As longtime Torment Nexus readers probably know, I have a minor obsession with the topic of artificial intelligence engines and consciousness — in part because such discussions inevitably reveal how little we know about human consciousness, let alone the machine kind. What is consciousness? Where does it reside? How does it emerge? How do we know that Atlantic writer Ted Chiang is conscious, let alone anyone else? And so on. If this isn’t your jam, I completely understand, and if you stop reading and move on, I will not be offended at all (but come back later!) I know that some people feel AI consciousness is a dead end, and that large-language models like Claude and Gemini and ChatGPT are just “stochastic parrots” or souped-up autocomplete tools that stole all their intelligence from others, and that talking about them being conscious or becoming conscious is like wondering if your toaster misses you when you are at work — and that those who discuss it, like Richard Dawkins did, have lost their minds or are the victims of “AI derangement syndrome.” I get that. I am not one of those people.

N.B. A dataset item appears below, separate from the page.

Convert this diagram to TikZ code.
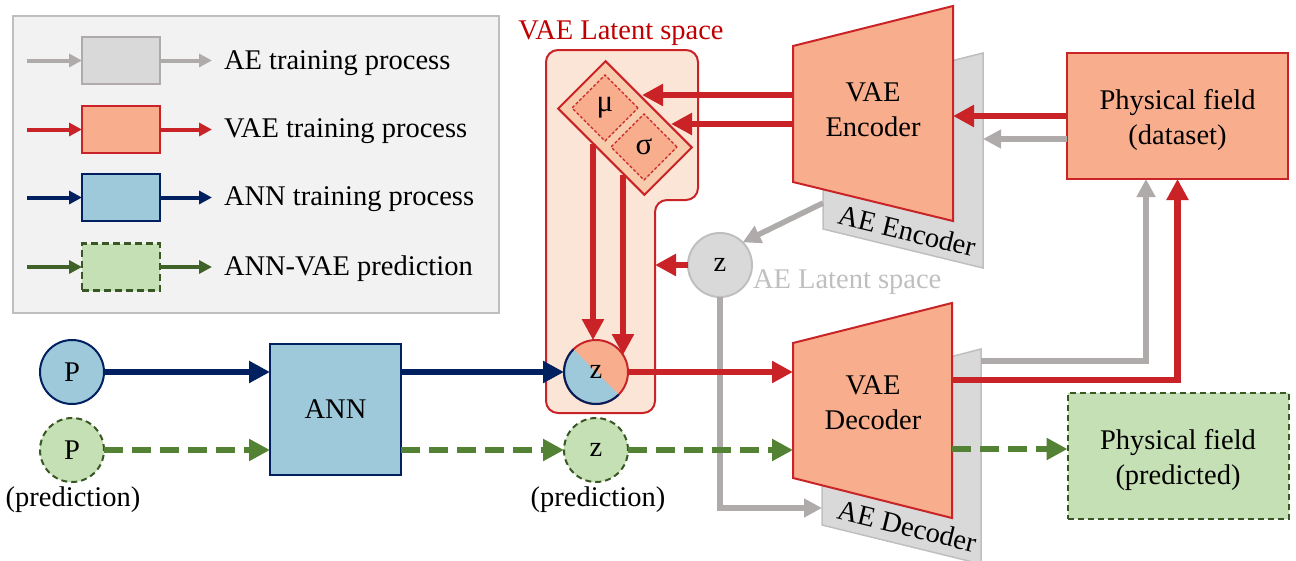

I’m not saying I believe that AI engines like Claude or ChatGPT are conscious or even that I think they will become conscious! But at the same time, I’m not saying they aren’t or won’t. David Chalmers, a professor of philosophy and neural science at New York University and a prominent researcher in the field of AI consciousness, told New York magazine recently that the odds have gotten significantly higher that an AI could be conscious — in 2023 he said the probability was around 10 per cent. “I don’t know if I’d say that these systems are conscious yet,” Chalmers said, but “people who are confident that they’re not conscious maybe shouldn’t be. We just don’t understand consciousness well enough, and we don’t understand these systems well enough.” Chalmers and Yoshua Bengio — who worked with Geoffrey Hinton and Yann LeCun on the development of neural networks — have written a paper that concludes that based on various criteria current AI engines are not conscious but future ones could be.
In the world of consciousness research, as I understand it, there are a (large) number of different models of how consciousness might work in human beings — or anywhere else, for that matter — and how we might find evidence of it working, or at least see the signs of it in operation. One of the most popular is called Global Workspace Theory or GWT, and it was developed by cognitive neuroscientist Bernard Baars in the 1980s. In a nutshell (and I am paraphrasing and condensing significantly here) this theory of consciousness suggests that the human brain operates a little like a theater where a play is being performed. Backstage, in the dark, there is a huge amount of unconscious work happening — things like regulating your breathing, recognizing visual input, retrieving memories, and so on. The stage is a kind of global workspace, where if a piece of data is important enough, it is shoved into the spotlight so that the rest of the brain can have access to it, and this is the foundation of consciousness.